Written instruction =>
Count how many lines hold the word "with" and give that number as the whole answer.
+ + + + +
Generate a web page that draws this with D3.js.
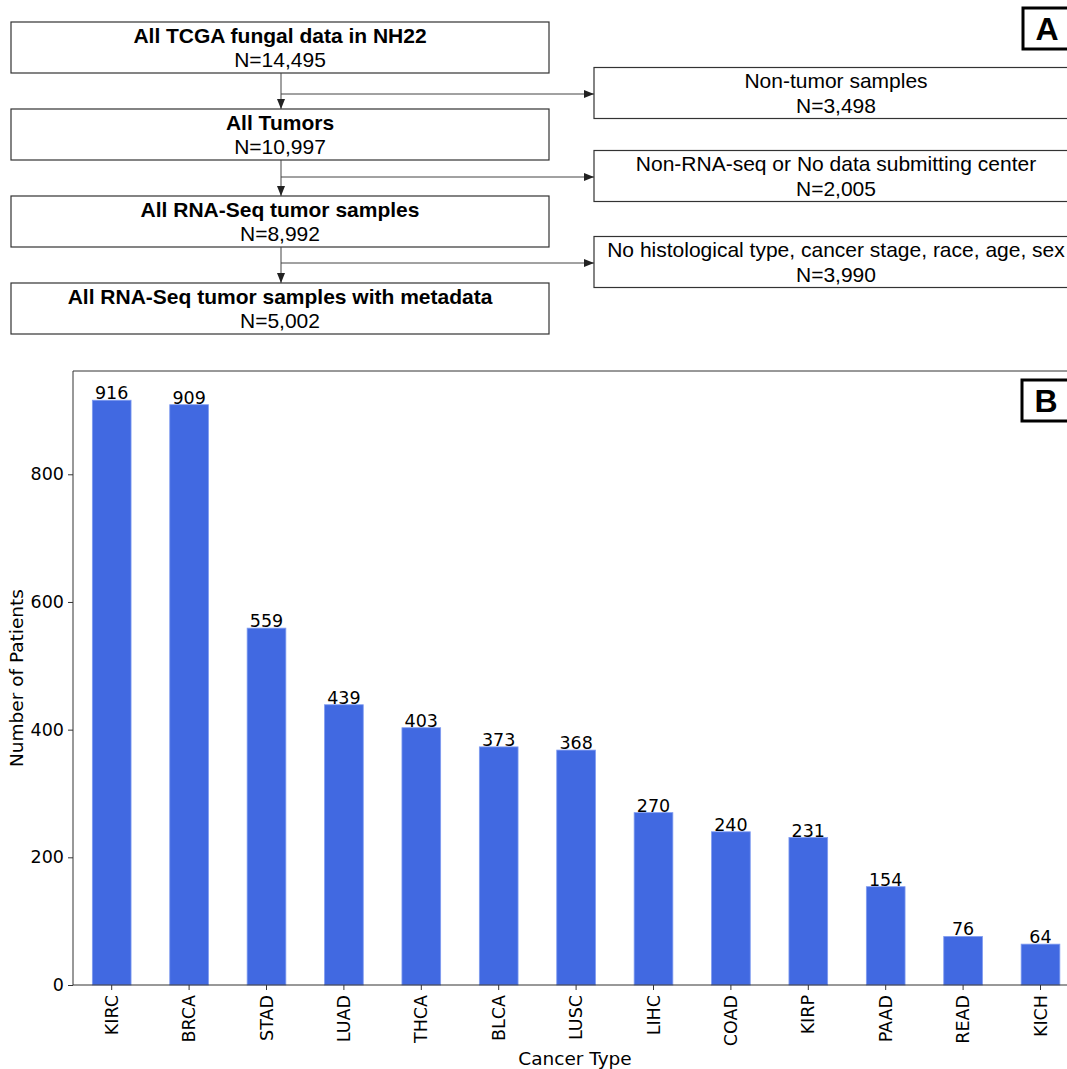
<!DOCTYPE html>
<html><head><meta charset="utf-8">
<script src="https://cdn.jsdelivr.net/npm/d3@7"></script>
<style>body{margin:0;background:#fff}svg{display:block}</style>
</head><body>
<script>
// ---- Data ----
const categories = ["KIRC","BRCA","STAD","LUAD","THCA","BLCA","LUSC","LIHC","COAD","KIRP","PAAD","READ","KICH"];
const patients = [916,909,559,439,403,373,368,270,240,231,154,76,64];
const yTicks = [0,200,400,600,800];
const mainSteps = ["All TCGA fungal data in NH22","All Tumors","All RNA-Seq tumor samples","All RNA-Seq tumor samples with metadata"];
const mainCounts = ["N=14,495","N=10,997","N=8,992","N=5,002"];
const excluded = ["Non-tumor samples","Non-RNA-seq or No data submitting center","No histological type, cancer stage, race, age, sex"];
const excludedCounts = ["N=3,498","N=2,005","N=3,990"];

const W = 1067, H = 1069;
const svg = d3.select("body").append("svg").attr("width", W).attr("height", H);
const defs = svg.append("defs");
defs.append("marker").attr("id","arr").attr("viewBox","0 0 10 10").attr("refX",10).attr("refY",5)
  .attr("markerWidth",10).attr("markerHeight",10).attr("markerUnits","userSpaceOnUse").attr("orient","auto")
  .append("path").attr("d","M0,1 L10,5 L0,9 Z").attr("fill","#222");

// ---- Panel A: flowchart ----
const flowFont = "'Liberation Sans', Arial, sans-serif";
const boxY = d3.scalePoint().domain(d3.range(mainSteps.length)).range([22, 283]);
const boxH = 51;
const bx0 = 11, bx1 = 549, rx0 = 594, rx1 = 1080;
const branchOffset = [21, 17, 16]; // layout: branch line below each main box
const A = svg.append("g");
mainSteps.forEach((t,i)=>{
  const y = boxY(i);
  A.append("rect").attr("x",bx0).attr("y",y).attr("width",bx1-bx0).attr("height",boxH)
    .attr("fill","#fff").attr("stroke","#333").attr("stroke-width",1.2);
  A.append("text").attr("x",(bx0+bx1)/2).attr("y",y+21).attr("text-anchor","middle")
    .attr("font-family",flowFont).attr("font-weight","bold").attr("font-size",21).text(t);
  A.append("text").attr("x",(bx0+bx1)/2).attr("y",y+45).attr("text-anchor","middle")
    .attr("font-family",flowFont).attr("font-size",21).text(mainCounts[i]);
});
excluded.forEach((t,i)=>{
  const yTopNext = boxY(i+1), yBot = boxY(i)+boxH;
  const yMid = yBot + branchOffset[i];
  A.append("line").attr("x1",281).attr("x2",281).attr("y1",yBot).attr("y2",yTopNext)
    .attr("stroke","#444").attr("stroke-width",1).attr("marker-end","url(#arr)");
  A.append("line").attr("x1",281).attr("x2",rx0).attr("y1",yMid).attr("y2",yMid)
    .attr("stroke","#444").attr("stroke-width",1).attr("marker-end","url(#arr)");
  const ry = yMid - 26.5;
  A.append("rect").attr("x",rx0).attr("y",ry).attr("width",rx1-rx0).attr("height",boxH)
    .attr("fill","#fff").attr("stroke","#333").attr("stroke-width",1.2);
  A.append("text").attr("x",836).attr("y",ry+20).attr("text-anchor","middle")
    .attr("font-family",flowFont).attr("font-size",21).text(t);
  A.append("text").attr("x",836).attr("y",ry+45).attr("text-anchor","middle")
    .attr("font-family",flowFont).attr("font-size",21).text(excludedCounts[i]);
});

function panelLabel(lbl, x, y){
  svg.append("rect").attr("x",x).attr("y",y).attr("width",60).attr("height",41)
    .attr("fill","#fff").attr("stroke","#000").attr("stroke-width",3);
  svg.append("text").attr("x",x+24).attr("y",y+32).attr("text-anchor","middle")
    .attr("font-family",flowFont).attr("font-weight","bold").attr("font-size",32).text(lbl);
}
panelLabel("A", 1023, 8);

// ---- Panel B: bar chart ----
const m = {left:73, top:371, bottom:985};
const step = 77.4;
const xr = m.left + step*categories.length;
const x = d3.scaleBand().domain(categories).range([m.left, xr]).paddingInner(0.5).paddingOuter(0.25);
const y = d3.scaleLinear().domain([0, d3.max(patients)*1.05]).range([m.bottom, m.top]);
const B = svg.append("g");
const mplFont = "'DejaVu Sans', sans-serif";

B.selectAll("rect.bar").data(categories).enter().append("rect")
  .attr("x",d=>x(d)).attr("width",x.bandwidth())
  .attr("y",(d,i)=>y(patients[i])).attr("height",(d,i)=>y(0)-y(patients[i]))
  .attr("fill","#4169E1").attr("stroke","#7f9bf0").attr("stroke-width",0.8);

B.selectAll("text.val").data(categories).enter().append("text")
  .attr("x",d=>x(d)+x.bandwidth()/2).attr("y",(d,i)=>y(patients[i])-1)
  .attr("text-anchor","middle").attr("font-family",mplFont).attr("font-size",17.5)
  .attr("fill","#000").text((d,i)=>patients[i]);

B.append("line").attr("x1",m.left).attr("x2",xr).attr("y1",m.top).attr("y2",m.top).attr("stroke","#333").attr("stroke-width",1);

const yAxis = B.append("g").attr("transform",`translate(${m.left},0)`)
  .call(d3.axisLeft(y).tickValues(yTicks).tickSize(5).tickPadding(4).tickFormat(d3.format("d")));
yAxis.select(".domain").attr("stroke","#333").attr("d",`M0,${m.bottom}V${m.top}`);
yAxis.selectAll(".tick line").attr("stroke","#333");
yAxis.selectAll(".tick text").attr("font-family",mplFont).attr("font-size",17.5).attr("fill","#000");

const xAxis = B.append("g").attr("transform",`translate(0,${m.bottom})`)
  .call(d3.axisBottom(x).tickSize(5).tickSizeOuter(0));
xAxis.select(".domain").attr("stroke","#333").attr("d",`M${m.left},0H${xr}`);
xAxis.selectAll(".tick line").attr("stroke","#333");
xAxis.selectAll(".tick text").attr("font-family",mplFont).attr("font-size",17.5).attr("fill","#000")
  .attr("transform","rotate(-90)").attr("text-anchor","end").attr("dx",-10).attr("dy","0.35em").attr("y",0).attr("x",0);

svg.append("text").attr("x",575).attr("y",1065).attr("text-anchor","middle")
  .attr("font-family",mplFont).attr("font-size",18.5).text("Cancer Type");
svg.append("text").attr("transform","translate(23,678) rotate(-90)").attr("text-anchor","middle")
  .attr("font-family",mplFont).attr("font-size",18.5).text("Number of Patients");

panelLabel("B", 1022, 380);
</script>
</body></html>
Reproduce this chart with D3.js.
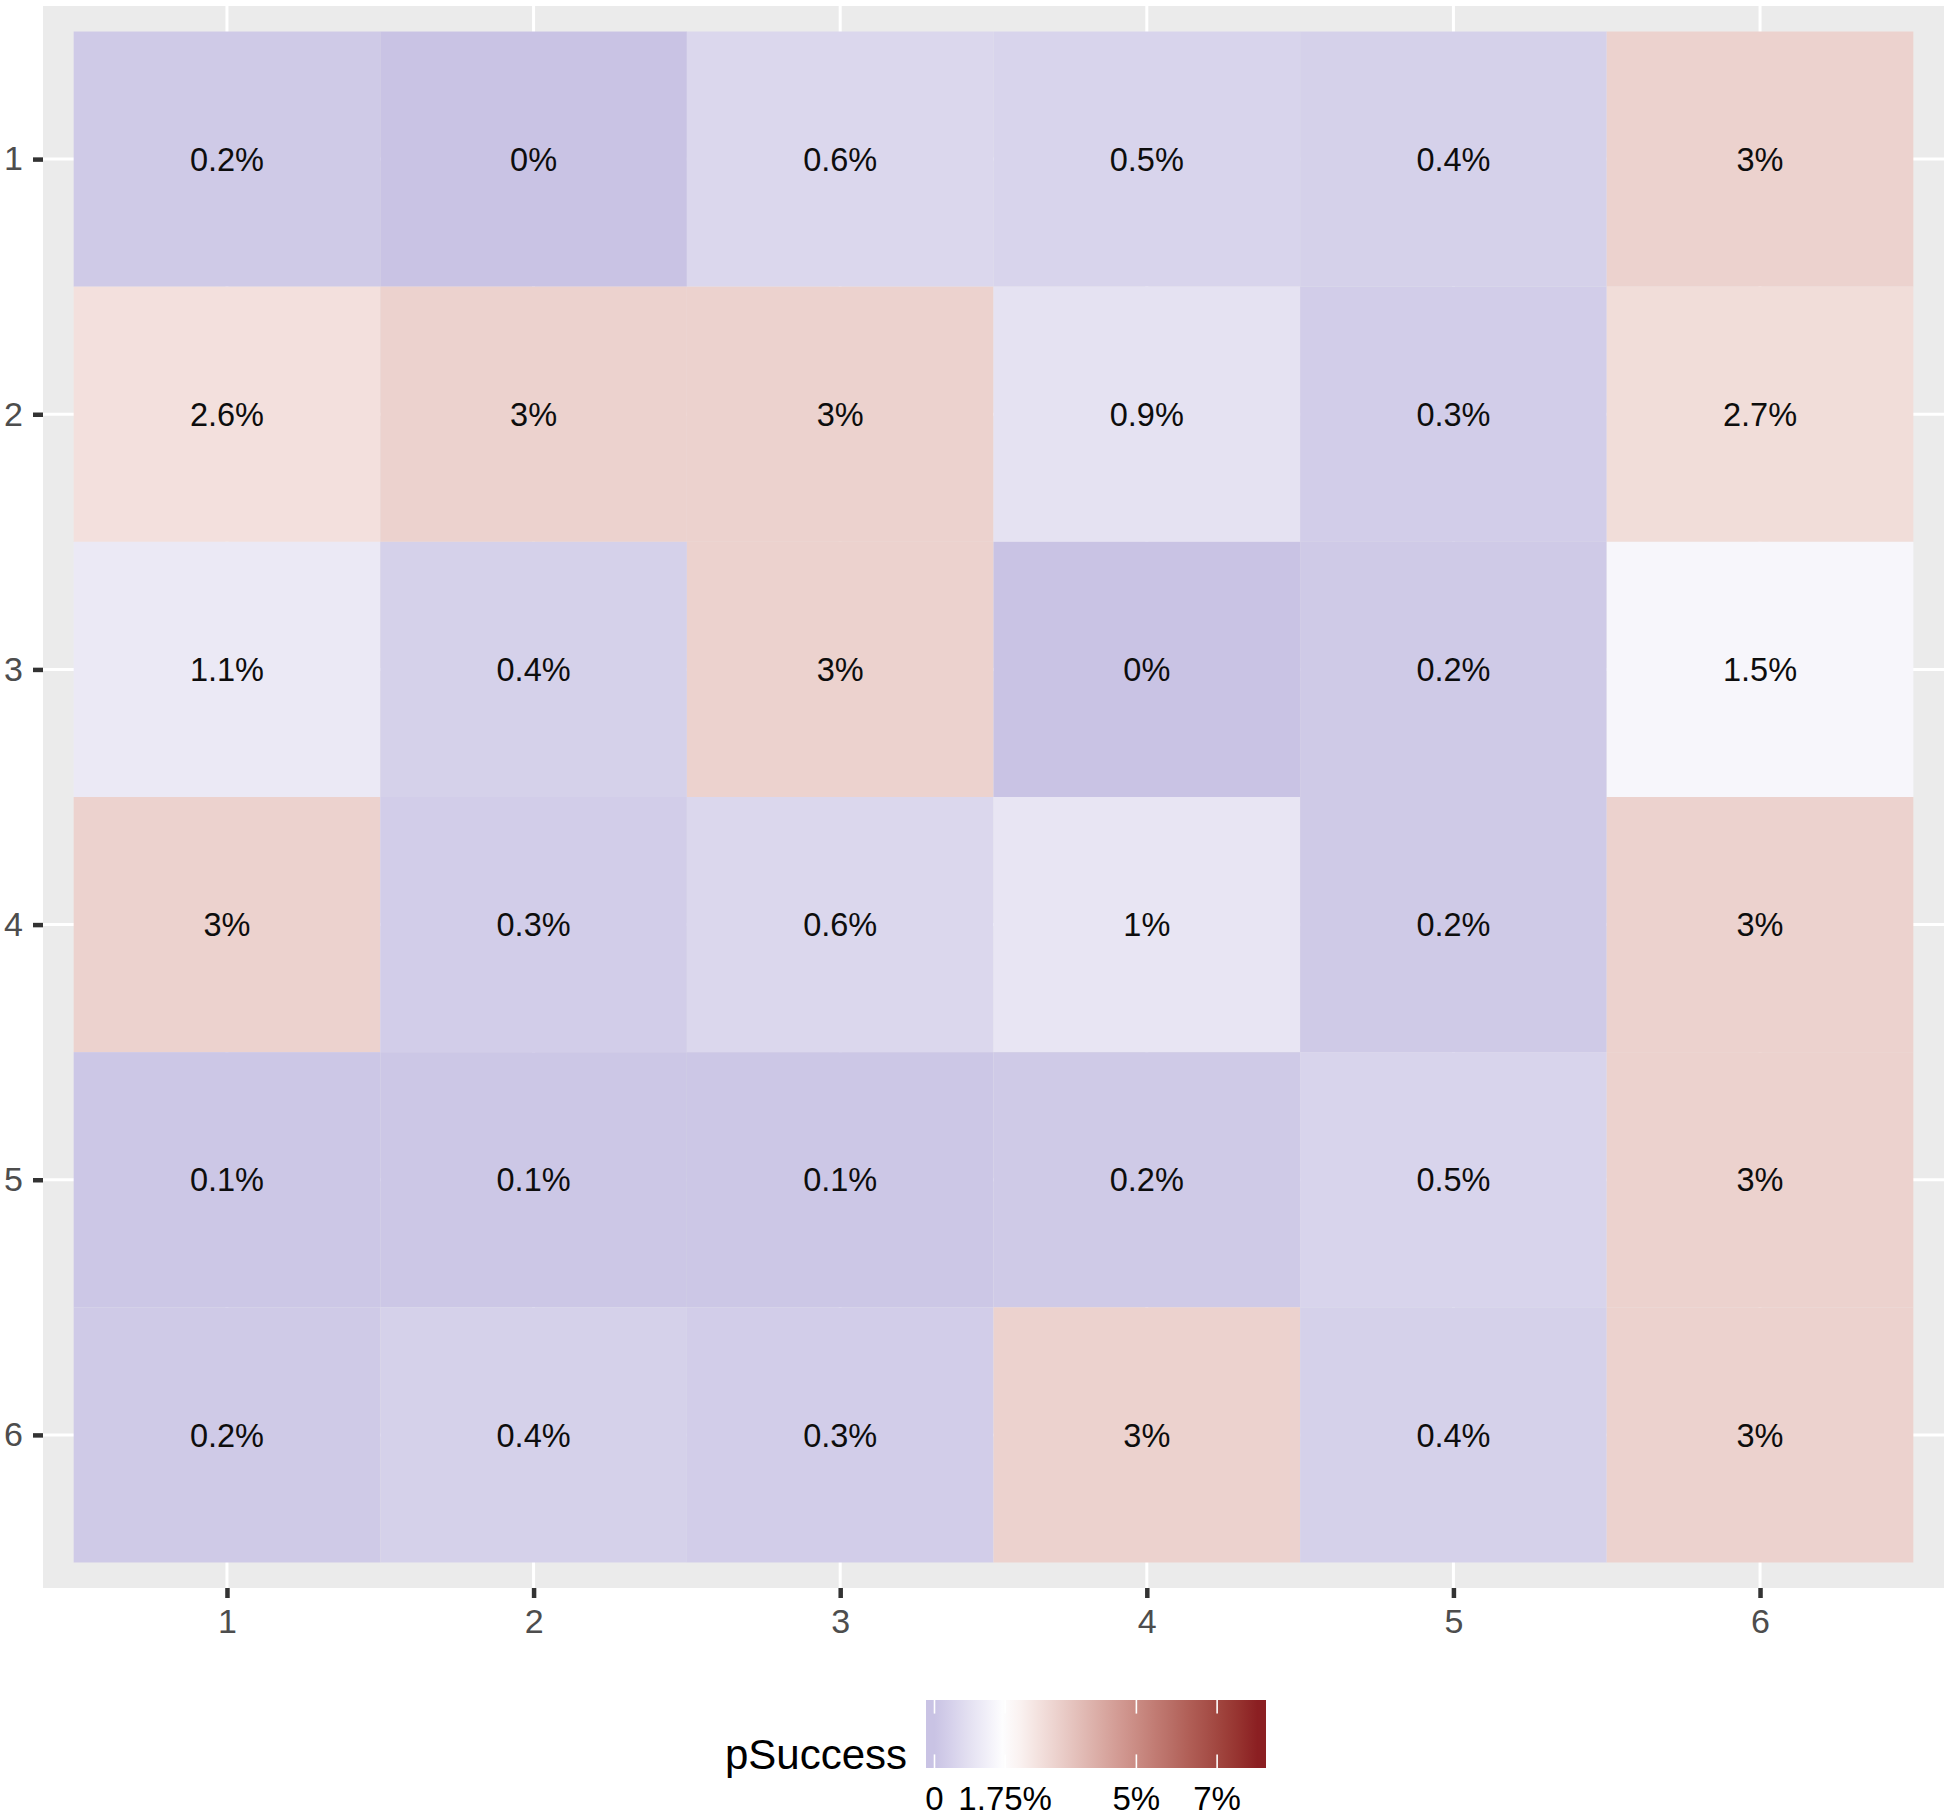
<!DOCTYPE html>
<html>
<head>
<meta charset="utf-8">
<script src="https://cdn.jsdelivr.net/npm/d3@7"></script>
<style>
  html, body { margin: 0; padding: 0; background: #ffffff; }
  svg { display: block; font-family: "Liberation Sans", Arial, Helvetica, sans-serif; }
</style>
</head>
<body>
<svg id="chart" width="1946" height="1816"></svg>
<script>
// ---- data ----
const cols = [1, 2, 3, 4, 5, 6];
const rows = [1, 2, 3, 4, 5, 6];
// pSuccess in %, one array per row (row 1 at top)
const row1 = [0.2, 0, 0.6, 0.5, 0.4, 3];
const row2 = [2.6, 3, 3, 0.9, 0.3, 2.7];
const row3 = [1.1, 0.4, 3, 0, 0.2, 1.5];
const row4 = [3, 0.3, 0.6, 1, 0.2, 3];
const row5 = [0.1, 0.1, 0.1, 0.2, 0.5, 3];
const row6 = [0.2, 0.4, 0.3, 3, 0.4, 3];
const rowValues = [row1, row2, row3, row4, row5, row6];
const legendTicks = [0, 0.0175, 0.05, 0.07];
const legendTickLabels = ["0", "1.75%", "5%", "7%"];
const fillLimits = [0, 0.08];
const fillMid = 0.0175;
const legendTitle = "pSuccess";

const cells = [];
rows.forEach((r, i) => cols.forEach((c, j) => cells.push({ row: r, col: c, v: rowValues[i][j] / 100 })));

// ---- scales ----
const svg = d3.select("#chart");
const x = d3.scaleLinear().domain([0.4, 6.6]).range([43, 1944]);
const y = d3.scaleLinear().domain([0.4, 6.6]).range([6, 1588]);

const lowCol = d3.lab(29, 24, -56).formatHex(), midCol = "#ffffff", highCol = "#8B1F22";
const grad = d3.scaleLinear().domain([0, 0.5, 1]).range([lowCol, midCol, highCol])
  .interpolate(d3.interpolateLab).clamp(true);
const maxDist = Math.max(Math.abs(fillLimits[0] - fillMid), Math.abs(fillLimits[1] - fillMid));
const fill = v => grad((v - fillMid) / maxDist / 2 + 0.5);

// ---- panel ----
svg.append("rect").attr("x", x(0.4)).attr("y", y(0.4))
  .attr("width", x(6.6) - x(0.4)).attr("height", y(6.6) - y(0.4)).attr("fill", "#ebebeb");

const grid = svg.append("g");
grid.selectAll("line.v").data(cols).join("line")
  .attr("x1", d => x(d)).attr("x2", d => x(d)).attr("y1", y(0.4)).attr("y2", y(6.6))
  .attr("stroke", "#fff").attr("stroke-width", 3);
grid.selectAll("line.h").data(rows).join("line")
  .attr("y1", d => y(d)).attr("y2", d => y(d)).attr("x1", x(0.4)).attr("x2", x(6.6))
  .attr("stroke", "#fff").attr("stroke-width", 3);

// ---- tiles ----
svg.append("g").selectAll("rect").data(cells).join("rect")
  .attr("x", d => x(d.col - 0.5)).attr("y", d => y(d.row - 0.5))
  .attr("width", x(1.5) - x(0.5)).attr("height", y(1.5) - y(0.5))
  .attr("fill", d => fill(d.v));

const fmt = v => `${+(v * 100).toFixed(1)}%`;
svg.append("g").selectAll("text").data(cells).join("text")
  .attr("x", d => x(d.col)).attr("y", d => y(d.row))
  .attr("dy", "0.36em").attr("text-anchor", "middle")
  .attr("font-size", 32.5).attr("fill", "#0d0d0d")
  .text(d => fmt(d.v));

// ---- axes ----
const styleAxis = g => {
  g.select(".domain").remove();
  g.selectAll(".tick line").attr("stroke", "#333").attr("stroke-width", 4.5);
  g.selectAll(".tick text").attr("fill", "#4d4d4d").attr("font-size", 34)
    .attr("font-family", "Liberation Sans, Arial, sans-serif");
};
svg.append("g").attr("transform", `translate(0,${y(6.6)})`)
  .call(d3.axisBottom(x).tickValues(cols).tickFormat(d3.format("d")).tickSize(10).tickPadding(11))
  .call(styleAxis);
svg.append("g").attr("transform", `translate(${x(0.4)},0)`)
  .call(d3.axisLeft(y).tickValues(rows).tickFormat(d3.format("d")).tickSize(10).tickPadding(10))
  .call(styleAxis);

// ---- legend ----
const nbin = 20, barX0 = 926, barX1 = 1266, barY0 = 1700, barY1 = 1768;
const binW = (barX1 - barX0) / nbin;
const binVals = d3.range(nbin).map(i => fillLimits[0] + (fillLimits[1] - fillLimits[0]) * i / (nbin - 1));
const defs = svg.append("defs");
const lgGrad = defs.append("linearGradient").attr("id", "legGrad")
  .attr("gradientUnits", "userSpaceOnUse").attr("x1", barX0).attr("x2", barX1).attr("y1", 0).attr("y2", 0);
lgGrad.selectAll("stop").data(binVals).join("stop")
  .attr("offset", (d, i) => ((i + 0.5) / nbin))
  .attr("stop-color", d => fill(d));
const lg = svg.append("g");
lg.append("rect").attr("x", barX0).attr("y", barY0)
  .attr("width", barX1 - barX0).attr("height", barY1 - barY0)
  .attr("fill", "url(#legGrad)");
const lx = d3.scaleLinear().domain(fillLimits).range([barX0 + binW / 2, barX1 - binW / 2]);
const tickLen = (barY1 - barY0) / 5;
lg.selectAll("line.t").data(legendTicks).join("line")
  .attr("x1", d => lx(d)).attr("x2", d => lx(d)).attr("y1", barY0).attr("y2", barY0 + tickLen)
  .attr("stroke", "#fff").attr("stroke-width", 1.6);
lg.selectAll("line.b").data(legendTicks).join("line")
  .attr("x1", d => lx(d)).attr("x2", d => lx(d)).attr("y1", barY1 - tickLen).attr("y2", barY1)
  .attr("stroke", "#fff").attr("stroke-width", 1.6);
lg.selectAll("text.l").data(legendTicks).join("text")
  .attr("x", d => lx(d)).attr("y", 1810).attr("text-anchor", "middle")
  .attr("font-size", 33).attr("fill", "#000")
  .text((d, i) => legendTickLabels[i]);
lg.append("text").attr("x", 907).attr("y", 1769).attr("text-anchor", "end")
  .attr("font-size", 42).attr("fill", "#000").text(legendTitle);
</script>
</body>
</html>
+ + + + +
Response to the exercise =>
3